■ WORK REQUIRED
Take the lines of the data below from the very first through the line containing "var ellVY = [-0.0127, 0.0689, -0.0185];" and output them exactly, pictures excluded.

■ SUPPLIED INFORMATION
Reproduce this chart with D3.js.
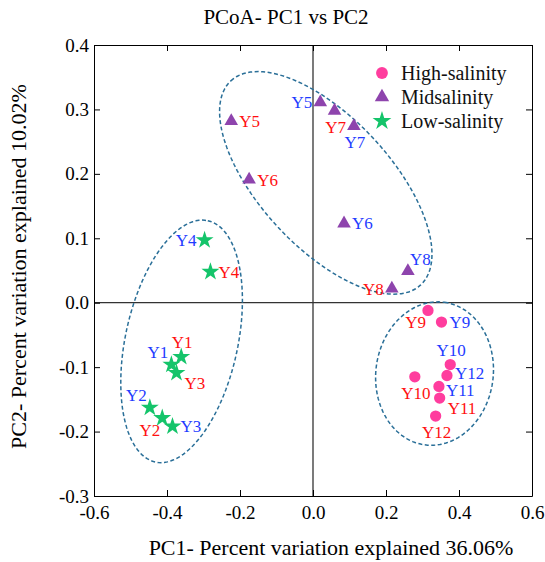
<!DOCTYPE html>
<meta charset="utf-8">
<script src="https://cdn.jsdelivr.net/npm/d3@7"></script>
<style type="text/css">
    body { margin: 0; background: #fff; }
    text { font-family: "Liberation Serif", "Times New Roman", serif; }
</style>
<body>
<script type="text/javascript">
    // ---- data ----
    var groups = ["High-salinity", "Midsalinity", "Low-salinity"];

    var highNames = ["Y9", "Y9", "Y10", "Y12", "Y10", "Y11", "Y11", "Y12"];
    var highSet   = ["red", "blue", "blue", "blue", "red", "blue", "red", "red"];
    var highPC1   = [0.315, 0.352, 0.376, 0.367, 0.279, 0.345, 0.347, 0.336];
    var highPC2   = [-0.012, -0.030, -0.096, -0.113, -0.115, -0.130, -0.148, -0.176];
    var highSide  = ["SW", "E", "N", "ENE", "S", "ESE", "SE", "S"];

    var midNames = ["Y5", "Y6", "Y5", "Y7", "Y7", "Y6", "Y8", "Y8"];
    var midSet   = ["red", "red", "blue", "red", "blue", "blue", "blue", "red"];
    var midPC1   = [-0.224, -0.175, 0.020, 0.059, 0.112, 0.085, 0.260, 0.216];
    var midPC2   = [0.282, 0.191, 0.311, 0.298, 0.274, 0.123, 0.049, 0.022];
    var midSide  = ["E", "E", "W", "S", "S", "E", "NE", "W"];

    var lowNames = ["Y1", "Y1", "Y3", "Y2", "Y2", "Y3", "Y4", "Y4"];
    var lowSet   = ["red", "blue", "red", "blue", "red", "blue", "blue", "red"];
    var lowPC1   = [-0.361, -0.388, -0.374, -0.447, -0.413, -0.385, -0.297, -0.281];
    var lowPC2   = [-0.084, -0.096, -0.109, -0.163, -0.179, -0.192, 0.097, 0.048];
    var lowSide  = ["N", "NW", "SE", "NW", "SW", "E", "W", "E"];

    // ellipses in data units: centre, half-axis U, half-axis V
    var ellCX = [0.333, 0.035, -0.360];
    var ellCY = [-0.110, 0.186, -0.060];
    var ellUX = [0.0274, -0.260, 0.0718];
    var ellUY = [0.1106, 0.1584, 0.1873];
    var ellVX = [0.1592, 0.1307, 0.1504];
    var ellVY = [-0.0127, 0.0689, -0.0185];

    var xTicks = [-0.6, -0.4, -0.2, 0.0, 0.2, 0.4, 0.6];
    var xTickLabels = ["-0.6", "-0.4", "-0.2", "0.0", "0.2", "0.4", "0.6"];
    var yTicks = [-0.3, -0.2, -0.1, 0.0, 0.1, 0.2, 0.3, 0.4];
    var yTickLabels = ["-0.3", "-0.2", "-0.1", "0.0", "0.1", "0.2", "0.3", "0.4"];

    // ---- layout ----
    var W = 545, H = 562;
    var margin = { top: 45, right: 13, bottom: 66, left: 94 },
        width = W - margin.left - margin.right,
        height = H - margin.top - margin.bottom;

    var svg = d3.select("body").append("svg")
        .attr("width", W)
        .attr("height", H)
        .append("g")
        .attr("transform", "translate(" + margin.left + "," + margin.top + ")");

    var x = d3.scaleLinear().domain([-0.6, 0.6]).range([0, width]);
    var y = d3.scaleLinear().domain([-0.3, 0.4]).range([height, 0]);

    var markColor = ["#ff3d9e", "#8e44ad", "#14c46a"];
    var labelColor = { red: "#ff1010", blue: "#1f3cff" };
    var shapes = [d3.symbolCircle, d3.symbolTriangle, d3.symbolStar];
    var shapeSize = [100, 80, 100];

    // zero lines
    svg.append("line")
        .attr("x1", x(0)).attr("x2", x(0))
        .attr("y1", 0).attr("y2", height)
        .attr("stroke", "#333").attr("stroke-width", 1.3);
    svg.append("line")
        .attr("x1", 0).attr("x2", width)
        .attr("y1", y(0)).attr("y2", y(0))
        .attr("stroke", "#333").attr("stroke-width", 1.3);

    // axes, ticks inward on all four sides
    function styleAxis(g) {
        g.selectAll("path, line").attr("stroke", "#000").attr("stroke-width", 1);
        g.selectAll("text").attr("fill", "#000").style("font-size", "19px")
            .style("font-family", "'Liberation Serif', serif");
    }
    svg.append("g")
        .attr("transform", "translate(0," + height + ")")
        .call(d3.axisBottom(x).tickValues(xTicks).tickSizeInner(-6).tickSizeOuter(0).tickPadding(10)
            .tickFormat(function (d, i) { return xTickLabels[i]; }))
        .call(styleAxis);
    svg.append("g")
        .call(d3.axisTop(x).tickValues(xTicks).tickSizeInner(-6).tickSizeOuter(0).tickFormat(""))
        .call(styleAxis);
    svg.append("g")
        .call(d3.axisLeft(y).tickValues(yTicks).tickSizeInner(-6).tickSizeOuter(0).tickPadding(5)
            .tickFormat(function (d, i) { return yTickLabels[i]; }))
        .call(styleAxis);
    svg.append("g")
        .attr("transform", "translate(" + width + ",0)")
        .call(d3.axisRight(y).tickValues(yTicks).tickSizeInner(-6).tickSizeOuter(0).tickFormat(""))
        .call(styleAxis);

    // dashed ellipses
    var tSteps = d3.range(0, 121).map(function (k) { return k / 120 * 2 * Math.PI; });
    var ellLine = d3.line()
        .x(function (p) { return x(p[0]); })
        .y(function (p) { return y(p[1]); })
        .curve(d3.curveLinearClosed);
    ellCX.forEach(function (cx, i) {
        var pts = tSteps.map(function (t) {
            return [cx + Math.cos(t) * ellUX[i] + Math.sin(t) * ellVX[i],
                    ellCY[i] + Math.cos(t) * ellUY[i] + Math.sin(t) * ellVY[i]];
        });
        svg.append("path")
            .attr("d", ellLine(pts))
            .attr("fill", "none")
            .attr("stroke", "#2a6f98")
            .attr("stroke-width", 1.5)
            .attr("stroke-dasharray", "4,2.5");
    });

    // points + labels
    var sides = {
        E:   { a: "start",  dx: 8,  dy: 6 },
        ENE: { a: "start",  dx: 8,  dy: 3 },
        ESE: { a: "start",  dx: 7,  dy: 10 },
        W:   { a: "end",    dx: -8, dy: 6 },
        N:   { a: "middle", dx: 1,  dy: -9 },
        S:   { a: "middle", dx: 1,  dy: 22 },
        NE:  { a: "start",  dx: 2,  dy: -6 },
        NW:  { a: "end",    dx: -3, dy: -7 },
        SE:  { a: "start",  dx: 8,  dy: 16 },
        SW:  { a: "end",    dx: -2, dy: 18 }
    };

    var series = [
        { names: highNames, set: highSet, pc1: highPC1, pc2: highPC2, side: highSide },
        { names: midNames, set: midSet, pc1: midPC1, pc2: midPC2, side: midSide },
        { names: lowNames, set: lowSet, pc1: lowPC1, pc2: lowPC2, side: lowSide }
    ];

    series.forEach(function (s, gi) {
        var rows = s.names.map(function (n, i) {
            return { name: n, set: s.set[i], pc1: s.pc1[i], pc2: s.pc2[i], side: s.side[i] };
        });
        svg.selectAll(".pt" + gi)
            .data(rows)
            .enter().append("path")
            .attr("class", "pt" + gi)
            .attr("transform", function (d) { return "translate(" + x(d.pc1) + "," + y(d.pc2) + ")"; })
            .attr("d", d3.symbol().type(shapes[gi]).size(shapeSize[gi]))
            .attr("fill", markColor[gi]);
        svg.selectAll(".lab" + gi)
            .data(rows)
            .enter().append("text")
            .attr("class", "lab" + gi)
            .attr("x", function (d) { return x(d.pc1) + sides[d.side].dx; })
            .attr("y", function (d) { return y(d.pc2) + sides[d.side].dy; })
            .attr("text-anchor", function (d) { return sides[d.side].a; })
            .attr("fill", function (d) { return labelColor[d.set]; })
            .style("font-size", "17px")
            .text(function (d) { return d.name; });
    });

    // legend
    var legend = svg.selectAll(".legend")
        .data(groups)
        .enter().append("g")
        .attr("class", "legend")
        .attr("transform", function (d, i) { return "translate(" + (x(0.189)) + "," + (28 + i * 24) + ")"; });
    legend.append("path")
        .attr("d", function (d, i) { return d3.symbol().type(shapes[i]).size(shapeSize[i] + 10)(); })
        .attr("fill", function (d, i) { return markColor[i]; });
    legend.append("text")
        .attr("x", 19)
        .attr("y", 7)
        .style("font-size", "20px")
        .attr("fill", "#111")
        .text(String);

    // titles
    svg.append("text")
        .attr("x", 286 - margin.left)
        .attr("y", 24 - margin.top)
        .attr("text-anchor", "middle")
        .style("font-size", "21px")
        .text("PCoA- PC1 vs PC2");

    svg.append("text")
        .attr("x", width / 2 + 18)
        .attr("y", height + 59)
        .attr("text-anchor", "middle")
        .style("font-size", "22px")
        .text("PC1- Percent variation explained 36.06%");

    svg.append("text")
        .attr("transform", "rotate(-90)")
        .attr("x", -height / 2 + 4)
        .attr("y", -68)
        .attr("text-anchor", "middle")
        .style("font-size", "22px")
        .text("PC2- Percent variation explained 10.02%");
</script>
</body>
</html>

■ RESULT
Reproduce this chart with D3.js.
<!DOCTYPE html>
<meta charset="utf-8">
<script src="https://cdn.jsdelivr.net/npm/d3@7"></script>
<style type="text/css">
    body { margin: 0; background: #fff; }
    text { font-family: "Liberation Serif", "Times New Roman", serif; }
</style>
<body>
<script type="text/javascript">
    // ---- data ----
    var groups = ["High-salinity", "Midsalinity", "Low-salinity"];

    var highNames = ["Y9", "Y9", "Y10", "Y12", "Y10", "Y11", "Y11", "Y12"];
    var highSet   = ["red", "blue", "blue", "blue", "red", "blue", "red", "red"];
    var highPC1   = [0.315, 0.352, 0.376, 0.367, 0.279, 0.345, 0.347, 0.336];
    var highPC2   = [-0.012, -0.030, -0.096, -0.113, -0.115, -0.130, -0.148, -0.176];
    var highSide  = ["SW", "E", "N", "ENE", "S", "ESE", "SE", "S"];

    var midNames = ["Y5", "Y6", "Y5", "Y7", "Y7", "Y6", "Y8", "Y8"];
    var midSet   = ["red", "red", "blue", "red", "blue", "blue", "blue", "red"];
    var midPC1   = [-0.224, -0.175, 0.020, 0.059, 0.112, 0.085, 0.260, 0.216];
    var midPC2   = [0.282, 0.191, 0.311, 0.298, 0.274, 0.123, 0.049, 0.022];
    var midSide  = ["E", "E", "W", "S", "S", "E", "NE", "W"];

    var lowNames = ["Y1", "Y1", "Y3", "Y2", "Y2", "Y3", "Y4", "Y4"];
    var lowSet   = ["red", "blue", "red", "blue", "red", "blue", "blue", "red"];
    var lowPC1   = [-0.361, -0.388, -0.374, -0.447, -0.413, -0.385, -0.297, -0.281];
    var lowPC2   = [-0.084, -0.096, -0.109, -0.163, -0.179, -0.192, 0.097, 0.048];
    var lowSide  = ["N", "NW", "SE", "NW", "SW", "E", "W", "E"];

    // ellipses in data units: centre, half-axis U, half-axis V
    var ellCX = [0.333, 0.035, -0.360];
    var ellCY = [-0.110, 0.186, -0.060];
    var ellUX = [0.0274, -0.260, 0.0718];
    var ellUY = [0.1106, 0.1584, 0.1873];
    var ellVX = [0.1592, 0.1307, 0.1504];
    var ellVY = [-0.0127, 0.0689, -0.0185];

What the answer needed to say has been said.